Finally some good news for the bond market. Warren Buffett offered today to take $800 billion of liabilities off the hands of leading bond insurers—MBIA, Ambac, and FGIC Corp.—who are facing billions of dollars in losses and potential ratings downgrades. The news sent a jolt of optimism through Wall Street—pushing the Dow up more than 200 points at one point—as investors hoped the lifeline could get bond insurers out of their jam and restore stability to the credit markets
But here's why that's unlikely to happen:
1) Buffett wants only the munis: Although struggling bond insurers are in desperate need of assistance, don't expect them to tear up at Buffett's plan.
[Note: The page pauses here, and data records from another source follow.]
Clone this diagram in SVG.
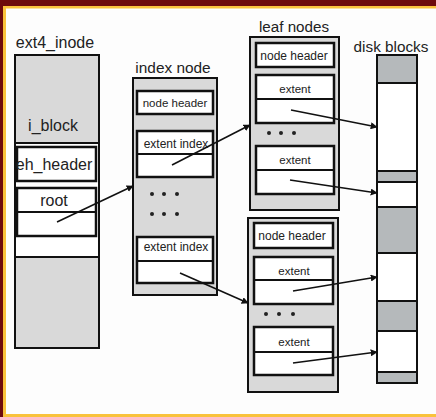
<svg xmlns="http://www.w3.org/2000/svg" width="436" height="417" viewBox="0 0 436 417">
<defs>
<style>
.t{font-family:"Liberation Sans",Arial,sans-serif;fill:#222;text-anchor:middle}
.box{fill:#d9d9d9;stroke:#111;stroke-width:2}
.cell{fill:#fff;stroke:#111;stroke-width:2.5}
.ln{stroke:#111;stroke-width:2;fill:none}
.dg{fill:#b5b9bb;stroke:#111;stroke-width:2}
.dw{fill:#fff;stroke:#111;stroke-width:2}
.dot{fill:#222}
.arr{stroke:#111;stroke-width:1.6;fill:none;marker-end:url(#ah)}
</style>
<marker id="ah" viewBox="0 0 10 10" refX="9" refY="5" markerWidth="7" markerHeight="7" orient="auto" markerUnits="userSpaceOnUse">
<path d="M0,0 L10,5 L0,10 z" fill="#111"/>
</marker>
</defs>
<rect x="0" y="0" width="436" height="417" fill="#fdfdfd"/>
<rect x="0" y="0" width="436" height="6" fill="#6d0a0c"/>
<rect x="0" y="0" width="3" height="417" fill="#6d0a0c"/>
<rect x="3" y="6" width="433" height="2.5" fill="#f9c23c"/>
<rect x="3" y="6" width="3" height="411" fill="#f9c23c"/>
<rect x="3" y="414" width="433" height="3" fill="#f9c23c"/>

<g id="ext4_inode">
<text class="t" x="55" y="48" font-size="16">ext4_inode</text>
<rect class="box" x="15" y="55" width="84" height="293"/>
<rect x="16" y="143" width="82" height="114" fill="#fff"/>
<line class="ln" x1="15" y1="143" x2="99" y2="143"/>
<line class="ln" x1="15" y1="257" x2="99" y2="257"/>
<text class="t" x="53" y="131" font-size="16">i_block</text>
<rect class="cell" x="17" y="147" width="79" height="34"/>
<text class="t" x="54" y="170" font-size="16">eh_header</text>
<rect class="cell" x="17" y="188" width="79" height="48"/>
<line class="ln" x1="17" y1="212" x2="96" y2="212"/>
<text class="t" x="54" y="206" font-size="16">root</text>
</g>

<g id="index_node">
<text class="t" x="173" y="73" font-size="15.4">index node</text>
<rect class="box" x="133" y="78" width="84" height="217"/>
<rect class="cell" x="137" y="91" width="76" height="23"/>
<text class="t" x="175" y="107" font-size="11.5">node header</text>
<rect class="cell" x="137" y="131" width="76" height="46"/>
<line class="ln" x1="137" y1="154" x2="213" y2="154"/>
<text class="t" x="176" y="148" font-size="12">extent index</text>
<circle class="dot" cx="152" cy="194" r="2"/><circle class="dot" cx="164" cy="194" r="2"/><circle class="dot" cx="177" cy="194" r="2"/>
<circle class="dot" cx="152" cy="214" r="2"/><circle class="dot" cx="164" cy="214" r="2"/><circle class="dot" cx="177" cy="214" r="2"/>
<rect class="cell" x="137" y="237" width="76" height="46"/>
<line class="ln" x1="137" y1="261" x2="213" y2="261"/>
<text class="t" x="176" y="251" font-size="12">extent index</text>
</g>

<g id="leaf_nodes_1">
<text class="t" x="294" y="32" font-size="15.2">leaf nodes</text>
<rect class="box" x="250" y="37" width="89" height="173"/>
<rect class="cell" x="256" y="43" width="78" height="24"/>
<text class="t" x="294" y="60" font-size="12">node header</text>
<rect class="cell" x="256" y="75" width="78" height="48"/>
<line class="ln" x1="256" y1="99" x2="334" y2="99"/>
<text class="t" x="295" y="93" font-size="11.5">extent</text>
<circle class="dot" cx="269" cy="133" r="2"/><circle class="dot" cx="281" cy="133" r="2"/><circle class="dot" cx="294" cy="133" r="2"/>
<rect class="cell" x="256" y="146" width="78" height="48"/>
<line class="ln" x1="256" y1="170" x2="334" y2="170"/>
<text class="t" x="295" y="164" font-size="11.5">extent</text>
</g>

<g id="leaf_nodes_2">
<rect class="box" x="248" y="218" width="90" height="174"/>
<rect class="cell" x="254" y="223" width="79" height="25"/>
<text class="t" x="292" y="240" font-size="12">node header</text>
<rect class="cell" x="254" y="257" width="79" height="47"/>
<line class="ln" x1="254" y1="280" x2="333" y2="280"/>
<text class="t" x="294" y="275" font-size="11.5">extent</text>
<circle class="dot" cx="266" cy="314" r="2"/><circle class="dot" cx="279" cy="314" r="2"/><circle class="dot" cx="293" cy="314" r="2"/>
<rect class="cell" x="254" y="327" width="79" height="48"/>
<line class="ln" x1="254" y1="352" x2="333" y2="352"/>
<text class="t" x="294" y="346" font-size="11.5">extent</text>
</g>

<g id="disk_blocks">
<text class="t" x="391" y="52" font-size="15.3">disk blocks</text>
<rect class="dg" x="377" y="55" width="40" height="28"/>
<rect class="dw" x="377" y="83" width="40" height="88"/>
<rect class="dg" x="377" y="171" width="40" height="11"/>
<rect class="dw" x="377" y="182" width="40" height="25"/>
<rect class="dg" x="377" y="207" width="40" height="46"/>
<rect class="dw" x="377" y="253" width="40" height="48"/>
<rect class="dg" x="377" y="301" width="40" height="30"/>
<rect class="dw" x="377" y="331" width="40" height="41"/>
<rect class="dg" x="377" y="372" width="40" height="11"/>
</g>

<g id="connectors">
<line class="arr" x1="57" y1="222" x2="133" y2="186"/>
<line class="arr" x1="172" y1="165" x2="250" y2="125"/>
<line class="arr" x1="180" y1="273" x2="248" y2="303"/>
<line class="arr" x1="291" y1="110" x2="377" y2="127"/>
<line class="arr" x1="290" y1="180" x2="377" y2="193"/>
<line class="arr" x1="293" y1="291" x2="377" y2="277"/>
<line class="arr" x1="293" y1="363" x2="377" y2="352"/>
</g>
</svg>
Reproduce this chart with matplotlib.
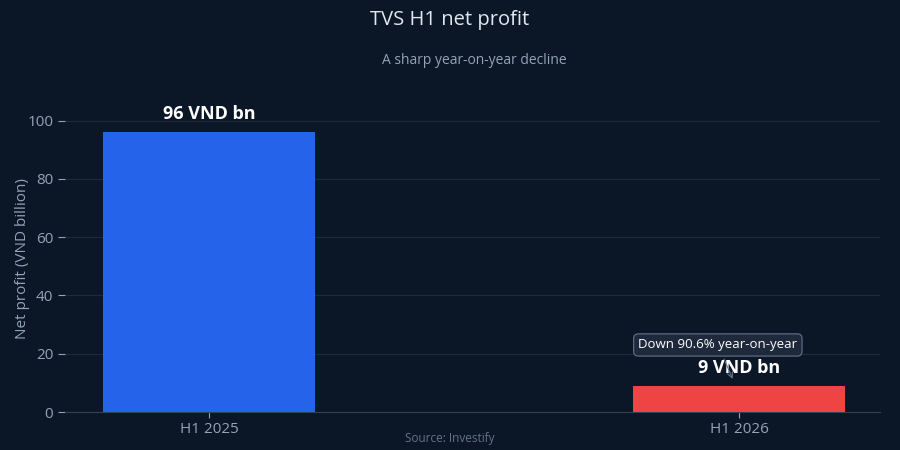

After all, the Oracle of Omaha would assume responsibility for only the insurers' municipal businesses, leaving the companies to deal with their rapidly devaluing mortgage debt portfolios for themselves. But potentially devastating problems have come from the mortgage side—not municipal debt—and leaving their most profitable business at a time when they need cash the most doesn't make much sense.
Tim Backshall, chief credit derivatives strategist at Credit Derivatives Research, expects the bond insurers to reject the offer, since it is essentially "skimming the cream off the top" of their business. "The monolines themselves have this huge cash cow business, which is insuring [municipal bonds], and to some extent you could argue that that's relatively easy money," Backshall says. Without it, the companies would have "nothing but sort of toxic waste left behind."
Not surprisingly, one of the companies has already rejected the plan, and the other two have not yet responded.
2) It won't head off potential ratings downgrades: While the plan would allow the companies to free up some capital, agreeing to the plan could actually make a bond insurer more likely to have its credit rating downgraded by one of the key agencies. Should a bond insurer agree to the plan, it would "lose [its AAA rating] almost definitely because the only real viable business that you have you are conceding to a competitor," says CreditSights analyst Rob Haines.
3) Capital concerns remain: Even if the companies were to accept Buffett's plan, it would have little affect on their capital needs. While a smaller municipal portfolio would allow bond insurers to hold less cash, their real capital requirements come from the mortgage side, which Buffett doesn't want.
4) Credit markets see increased risk. While the stock market welcomed the move, credit markets responded negatively. Credit default swap spreads on bond insurer debt widened in the hours after the plan was announced, indicating that investors perceive the plan as having made bond insurers more—not less--risky, Backshall explains. It makes perfect sense; Buffett's plan would reduce bond insurers' income stream from safe, stable municipal bonds, thereby increasing their net exposure to more risky, mortgage debt.
The credit default swap spread on MBIA's AAA-rated bonds, for example, widened 45 basis points in the early part of the day, Backshall says. "Investors are seeing them as more likely to default now than at 6 o'clock this morning," he notes.
5) Credit markets: Problems new and old persist. The news of Buffett's plan comes as a slew of indicators show that the credit markets are deteriorating further under the weight of problems—some old, some new. Banks are having difficulty unloading loans that were used to finance corporate buyouts. Commercial real estate loans are becoming less available, with 80 percent of domestic banks reporting that they have tightened standards for such loans in the past three months. And recently, Comptroller of the Currency John Dugan predicted "there will be an increase of bank failures."
While financial institutions have already taken billions of dollars in mortgage-related writedowns, more are sure to come. German Finance Minister Peer Steinbrueck recently said that the U.S. subprime debacle could cost financial institutions around the world some $400 billion of writeoffs. And there's nothing that Buffett or the beleaguered bond insurers can do about that.